The irony is this chalk-and-cheese pair are closer in their politics than in anything else. When Blair made that astonishing promise to abolish child poverty, it was all his own work, forcing him to redistribute more every year if he himself wants to keep the figures on target. Disputes over tax credits between Nos 10 and 11 have not really been about redistribution but about how to do it. Blair knows he is dead in the water if his child poverty figures ever slip back. Brown is right that poverty can't be abolished without preparing the voters for a more radical shift - but he is equally reluctant to talk about the necessary reform in gross pay differentials.
Another truth: in a third term, all failings will be firmly Labour's own. A lot of maimed Labour chickens are on their way home to roost - on Gordon's windowsill as well as next door.
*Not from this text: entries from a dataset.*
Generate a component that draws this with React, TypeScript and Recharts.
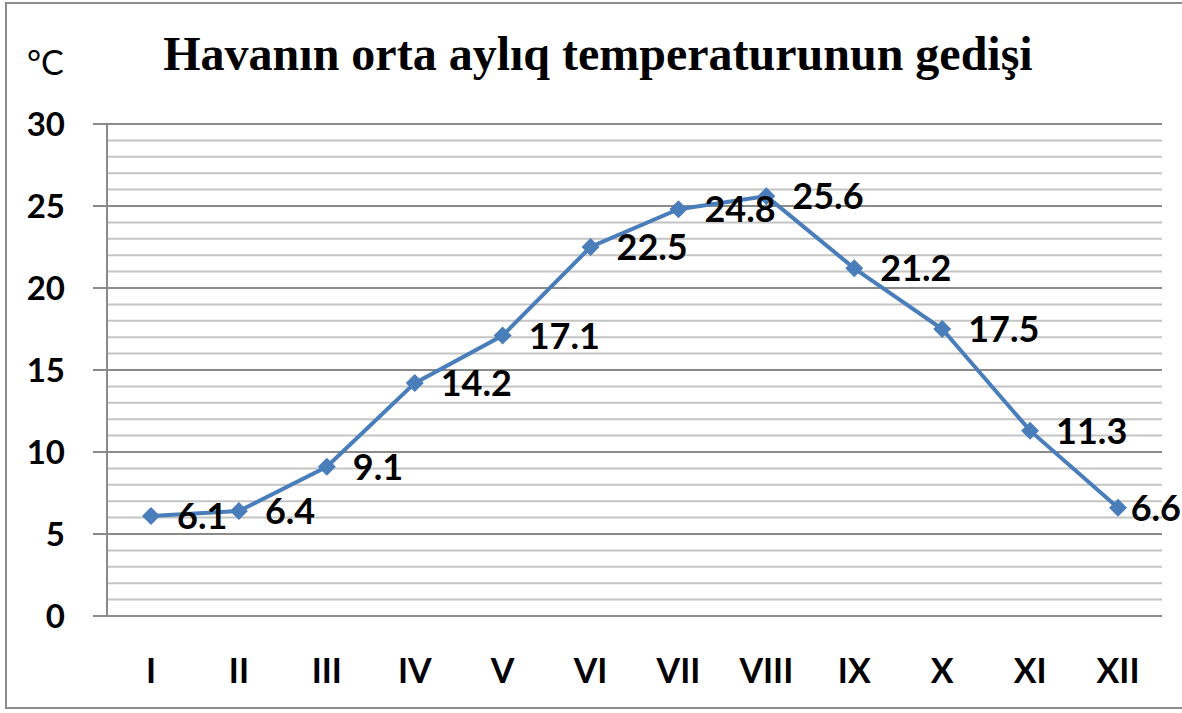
import { LineChart, Line, XAxis, YAxis, ReferenceLine } from "recharts"

const months = ["I", "II", "III", "IV", "V", "VI", "VII", "VIII", "IX", "X", "XI", "XII"]
const temps = [6.1, 6.4, 9.1, 14.2, 17.1, 22.5, 24.8, 25.6, 21.2, 17.5, 11.3, 6.6]
const yTicks = [0, 5, 10, 15, 20, 25, 30]
const gridValues = [1, 2, 3, 4, 5, 6, 7, 8, 9, 10, 11, 12, 13, 14, 15, 16, 17, 18, 19, 20, 21, 22, 23, 24, 25, 26, 27, 28, 29, 30]
const boundaries = [0, 1, 2, 3, 4, 5, 6, 7, 8, 9, 10, 11, 12]

const data = months.map((m, i) => ({ month: m, temp: temps[i] }))

const blue = "#4a7ebb"
const font = "Lato, 'Open Sans', sans-serif"

const Diamond = (p: any) => {
  const { cx, cy } = p
  if (cx == null || cy == null) return null
  const r = 9
  return <path d={`M${cx},${cy - r}L${cx + r},${cy}L${cx},${cy + r}L${cx - r},${cy}Z`} fill={blue} />
}

// data labels sit right of the point; the last one is pulled back inside the frame
const ValueLabel = (p: any) => {
  const { x, y, value } = p
  const tooFar = x + 26 + 52 > 1182
  return (
    <text
      x={tooFar ? 1181 : x + 26}
      y={y + 13}
      textAnchor={tooFar ? "end" : "start"}
      fontSize={36}
      fontWeight={700}
      fontFamily={font}
      fill="#000"
    >
      {value}
    </text>
  )
}

const YTick = (p: any) => {
  const { y, payload } = p
  return (
    <text x={65} y={y + 12} textAnchor="end" fontSize={33} fontWeight={700} fontFamily={font} fill="#000">
      {payload.value}
    </text>
  )
}

const XTick = (p: any) => {
  const { x, payload } = p
  return (
    <text x={x} y={683} textAnchor="middle" fontSize={34} fontWeight={700} fontFamily={font} fill="#000">
      {payload.value}
    </text>
  )
}

export default function App() {
  return (
    <div style={{ position: "relative", width: 1182, height: 713, background: "#fff", overflow: "hidden" }}>
      <style>{`body{margin:0}`}</style>
      <div style={{ position: "absolute", left: 5, top: 2, width: 1190, height: 707, border: "2px solid #8c8c8c", boxSizing: "border-box" }} />
      <div style={{ position: "absolute", left: 0, top: 26, width: 1196, textAlign: "center", fontFamily: "'Liberation Serif', 'Times New Roman', serif", fontWeight: 700, fontSize: 48, color: "#000", lineHeight: "56px" }}>
        Havanın orta aylıq temperaturunun gedişi
      </div>
      <div style={{ position: "absolute", left: 27, top: 42, fontFamily: font, fontSize: 34, color: "#000", lineHeight: "40px" }}>
        °C
      </div>
      <div style={{ position: "absolute", left: 0, top: 0 }}>
        <LineChart width={1182} height={713} data={data} margin={{ top: 124, right: 20, left: 0, bottom: 37 }}>
          {gridValues.map((v) => (
            <ReferenceLine key={v} y={v} stroke={v % 5 === 0 ? "#8a8a8a" : "#c4c4c4"} strokeWidth={2} ifOverflow="extendDomain" />
          ))}
          <XAxis
            xAxisId="b"
            type="number"
            domain={[0, 12]}
            ticks={boundaries}
            tick={false}
            tickSize={14}
            tickLine={{ stroke: "#8a8a8a", strokeWidth: 2 }}
            axisLine={false}
            height={0}
            allowDataOverflow
          />
          <XAxis
            dataKey="month"
            padding={{ left: 44, right: 44 }}
            tick={<XTick />}
            tickLine={false}
            axisLine={{ stroke: "#8a8a8a", strokeWidth: 2 }}
            height={60}
            interval={0}
          />
          <YAxis
            domain={[0, 30]}
            ticks={yTicks}
            width={107}
            tickSize={14}
            tickLine={{ stroke: "#8a8a8a", strokeWidth: 2 }}
            axisLine={{ stroke: "#8a8a8a", strokeWidth: 2 }}
            tick={<YTick />}
            interval={0}
          />
          <Line
            dataKey="temp"
            type="linear"
            stroke={blue}
            strokeWidth={4}
            dot={<Diamond />}
            activeDot={false}
            label={<ValueLabel />}
            isAnimationActive={false}
          />
        </LineChart>
      </div>
    </div>
  )
}
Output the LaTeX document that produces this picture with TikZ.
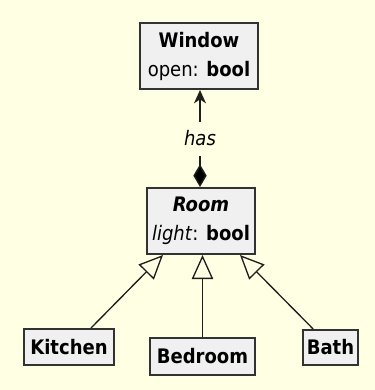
\documentclass[tikz,border=0pt]{standalone}
\usepackage{fontspec}
\setmainfont{DejaVu Sans Condensed}
\usetikzlibrary{arrows.meta}

\definecolor{canvas}{RGB}{255,255,228}
\definecolor{boxfill}{RGB}{240,240,240}
\definecolor{boxline}{RGB}{50,50,50}
\definecolor{wire}{RGB}{30,30,30}

\tikzset{
  classbox/.style={draw=boxline, fill=boxfill, line width=1.5pt, rectangle,
    inner sep=0pt, align=center, font=\fontsize{15}{21.75}\selectfont},
  wirestyle/.style={draw=wire, line width=1pt},
  inherit/.style={wirestyle, -{Triangle[open, length=18pt, width=16pt, line width=1pt]}},
  compose/.style={wirestyle,
    {Diamond[length=17pt, width=10pt, fill=black]}-{Stealth[length=10pt, width=9pt, inset=3pt]}},
  rolename/.style={fill=canvas, inner xsep=1pt, inner ysep=0pt, minimum height=25.5pt,
    font=\fontsize{15}{16}\selectfont\itshape}
}

\begin{document}
\begin{tikzpicture}[x=0.75pt, y=-0.75pt]
  % canvas
  \fill[canvas] (0,0) rectangle (375,390);
  \useasboundingbox (0,0) rectangle (375,390);

  % classes
  \node[classbox, minimum width=88.5pt, minimum height=49.5pt] (window) at (199,56)
    {\textbf{Window}\\open: \textbf{bool}};
  \node[classbox, minimum width=81pt, minimum height=49.5pt] (room) at (201,221)
    {\textbf{\textit{Room}}\\\textit{light}: \textbf{bool}};
  \node[classbox, minimum width=67.5pt, minimum height=27pt] (kitchen) at (69,347)
    {\textbf{Kitchen}};
  \node[classbox, minimum width=78.75pt, minimum height=27.75pt] (bedroom) at (202.5,356.5)
    {\textbf{Bedroom}};
  \node[classbox, minimum width=41.25pt, minimum height=26.25pt] (bath) at (330.5,347.5)
    {\textbf{Bath}};

  % composition: a room has windows
  \draw[compose] ([xshift=-0.75pt]room.north) -- node[rolename] {has} ([xshift=0.75pt]window.south);

  % specialisations of Room
  \draw[inherit] ([xshift=16.5pt]kitchen.north) -- ([xshift=-28.5pt]room.south);
  \draw[inherit] (bedroom.north) -- (bedroom.north |- room.south);
  \draw[inherit] ([xshift=-13pt]bath.north) -- ([xshift=29.25pt]room.south);
\end{tikzpicture}
\end{document}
On Blair's side, the plan for a full NHS market where money follows patients Thatcher-style has had to be postponed already (don't say abandoned - yet) as some hospitals learn to fiddle the system, others plunge into unexpected debt, and few primary care trusts are capable of complex commissioning. As for "independent" state schools, no one has explained how floating them free of local authorities will deliver the "extended schools" Blair also promised. He says extended schools will offer "wraparound" all-day care with one-stop social services, health services, training for parents, benefits and employment help. Wonderful - but that takes integrated, joined-up local services, while "independence" runs in precisely the opposite direction.
Among Brown's chickens are his PFIs. Take just one council I spoke to this week. In Brighton and Hove, an expensive new PFI school needs to close after two years, suffering a sudden drop in pupil numbers. But the 25-year contract remains. A local FE college would take over the site - but not with high contract rates for all building, cleaning and maintenance fixed far ahead. So the council has to pay off the contract - made with the now struggling Jarvis and sold on to some investment firm. Nearby, a popular PFI school discovers it cannot build to expand because all the work has to be done by the PFI owner at any price it fixes. A PFI library down the road finds that for the next 25 years it can't open for longer hours without paying a penalty, because it wasn't in the contract. All this in just one authority, which says it will never use PFI again.
Instinctively Brown feels to the left of Blair. Probably true, but not by much. These two are the joint architects of Labour's extraordinary success and are responsible for all manner of "New" Labour policies that seemed necessary at the time. Most people I spoke to want and expect Brown to inherit. But, they say, he'll have to remind them he can grit his teeth and work with those he hates: that's what leadership takes. And Blair needs reminding of that too.